We had a real knock-down-drag-out fight about it. When the board approved the deal -- on a split vote -- he got really upset. I'm gonna write you a letter, he said, telling how you ruined this company. Four days later -- four days! -- I got a call from the same people who engineered the deal saying they had another offer and would guarantee us a $4-million profit if they could take Aunt Millie's back. Thanks just the same, I said, but let me tell you something, you just made my day. Then I walked into the chairman's office. Remember the letter you were going to write me about running the business? I said. Well, make sure when you get around to writing it that you mention a brand-new option: keeping Aunt Millie's, or putting four million bucks in the bank.
He never wrote the letter, and despite what he may think, I never considered "giving him a grade," either. I mean, what the hell do you give him on something like this? Zero for being a pain in the ass, or 100 for letting you do it in the first place?
(Joe II)
While father and son groped for a way to accommodate each other, their company faced a competitive future as far removed from the era of immigrant warfare as modern Lowell was from turn-of-the-century Mastretta. The basic product image had changed radically: mundane old macaroni was now superchic pasta. So had the stakes of the game. In 1966, Hershey Foods Corp. bought San Giorgio Macaroni Inc., a brand strong in the mid-Atlantic states; San Giorgio became the first of several companies Hershey ultimately would consolidate into a major pasta division. In 1976, C.F. Mueller Co., another independent player, slipped into the portfolio of Foremost-McKesson Inc. (now McKesson Corp.), which later turned the egg-noodle maker over (for about $124 million) to CPC International Inc. In 1977, Pillsbury Co. joined the party with a takeover of Kansas City, Kans.-based American Beauty Macaroni Co., then bowed out by selling American Beauty to Hershey's in 1984. In 1982, The Coca-Cola Co. purchased Memphis-based Ronco Corp. and its Creamettes label, planning, as so many others had and would, to take a pasta line national; failing in that, it sold Ronco to Borden Inc. in 1984. Perhaps most telling of all, Ronzoni Corp., the old Pellegrino nemesis, fell to General Foods Corp. in 1984, after a buyout offer from Prince that was, says Joe, "substantially -- and I mean substantially -- more than what they got." (Joe's sources told him the Ronzoni family spurned Prince for fear they'd never be welcome in Lowell, a concern he labeled" old wounds and complete b.s.")
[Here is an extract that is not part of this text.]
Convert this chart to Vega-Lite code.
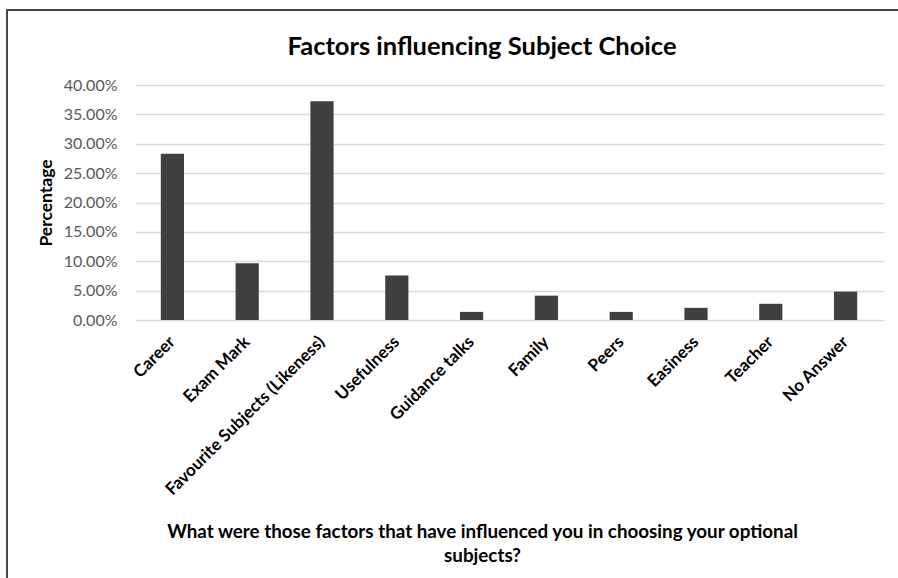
{
  "$schema": "https://vega.github.io/schema/vega-lite/v6.json",
  "width": 748,
  "height": 235,
  "autosize": {"type": "none"},
  "padding": {"left": 135, "top": 85, "right": 15, "bottom": 258},
  "background": "#ffffff",
  "title": {
    "text": "Factors influencing Subject Choice",
    "font": "Lato",
    "fontSize": 25.5,
    "fontWeight": "bold",
    "color": "#000000",
    "anchor": "middle",
    "frame": "group",
    "dx": -27,
    "dy": 51,
    "offset": 0
  },
  "data": {
    "values": [
      {"factor": "Career", "share": 0.2828},
      {"factor": "Exam Mark", "share": 0.0966},
      {"factor": "Favourite Subjects (Likeness)", "share": 0.3724},
      {"factor": "Usefulness", "share": 0.0759},
      {"factor": "Guidance talks", "share": 0.0138},
      {"factor": "Family", "share": 0.0414},
      {"factor": "Peers", "share": 0.0138},
      {"factor": "Easiness", "share": 0.0207},
      {"factor": "Teacher", "share": 0.0276},
      {"factor": "No Answer", "share": 0.0483}
    ]
  },
  "layer": [
    {
      "data": {"values": [{}]},
      "mark": {
        "type": "rect",
        "x": -128,
        "x2": 790,
        "y": -75,
        "y2": 520,
        "fill": null,
        "stroke": "#464646",
        "strokeWidth": 2,
        "clip": false
      },
      "encoding": {}
    },
    {
      "mark": {"type": "bar", "color": "#404040"},
      "encoding": {
        "x": {
          "field": "factor",
          "type": "nominal",
          "sort": null,
          "scale": {"paddingInner": 0.69, "paddingOuter": 0.345},
          "axis": {
            "title": ["What were those factors that have influenced you in choosing your optional", "subjects?"],
            "titleFont": "Lato",
            "titleFontSize": 18.8,
            "titleFontWeight": "bold",
            "titleColor": "#000000",
            "titleX": 347,
            "titleY": 202,
            "titleAlign": "center",
            "titleBaseline": "top",
            "titleLineHeight": 24,
            "labelAngle": -45,
            "labelFont": "Lato",
            "labelFontSize": 17,
            "labelFontWeight": "bold",
            "labelColor": "#000000",
            "labelBaseline": "middle",
            "labelAlign": "right",
            "labelPadding": 19,
            "labelLimit": 400,
            "ticks": false,
            "domain": false,
            "grid": false
          }
        },
        "y": {
          "field": "share",
          "type": "quantitative",
          "scale": {"domain": [0, 0.4], "nice": false},
          "axis": {
            "title": "Percentage",
            "titleFont": "Lato",
            "titleFontSize": 17.5,
            "titleFontWeight": "bold",
            "titleColor": "#000000",
            "titleX": -89,
            "titleY": 117.5,
            "titleAngle": -90,
            "titleAlign": "center",
            "titleBaseline": "middle",
            "values": [0, 0.05, 0.1, 0.15, 0.2, 0.25, 0.3, 0.35, 0.4],
            "format": ".2%",
            "labelFont": "Lato",
            "labelFontSize": 16,
            "labelColor": "#595959",
            "labelPadding": 18,
            "ticks": false,
            "domain": false,
            "grid": true,
            "gridColor": "#d9d9d9",
            "gridWidth": 1.5
          }
        }
      }
    }
  ],
  "config": {
    "view": {"stroke": null}
  }
}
By the mid-1980s, Prince was thus one of the last two major independents in a market dominated by large, multilayered conglomerates. Four of them alone claimed half the $10-million domestic retail market (Prince, number five on the list, had a 1985 market share of 7.5%), and all were food-oriented companies deep in managerial talent and capital resources for the long haul. To industry analysts, moreover, the "long haul" increasingly meant any and all attempts to roll out a national pasta brand, a strategy sound by traditional marketing standards yet deeply suspect on the basis of consumer -- and corporate -- history. Millions would be spent trying, and still the effort proved futile. One industry insider called it "the same old battle on a whole new level," a relic of the marketplace's past and a blueprint for its future.
VI THIRD GENERATION
The business never really interested me. Actually, if you want to know the truth, it bored me so much that I would get up and walk away from the dinner table whenever anyone started talking about it. I wasn't real close to my [paternal] grandparents growing up, either, so I never knew much about Prince's history.Besides, everyone just seemed to assume that my brother J. J. would be the one who'd go into the company and wind up running it, and that totally turned me off. So it really blew my father away when I got out of college and walked into his office and asked for a job. You're kidding, he says. Well, I guess I wasn't, 'cause here I am.
(Carla A. Pellegrino)
You know, I really admire what my father has done with this company. I give my grandfather a lot of credit for what he did, too, because he never had an education to speak of, and he ran Prince during a time when there weren't any large markets to capture. From what I know, he was a very dominant, street-smart type of guy -- I guess you could even call him ruthless -- who had to learn whatever managerial skills he had through real-life avenues. J just think Dad's done a fantastic job building on what his father gave him. He's more educated than my grandfather, more analytical, more able to deal with different levels of people -- just a more complete manager, I'd say. He and I started talking about my coming to work for him when I was a sophomore at Harvard. It's something we both look forward to; we have a real good relationship. And I feel like I'd be a fool not to take advantage of the opportunity to run my own company. My brother and sister? Hey, if they both want to work for Prince, I welcome their participation -- and the competition.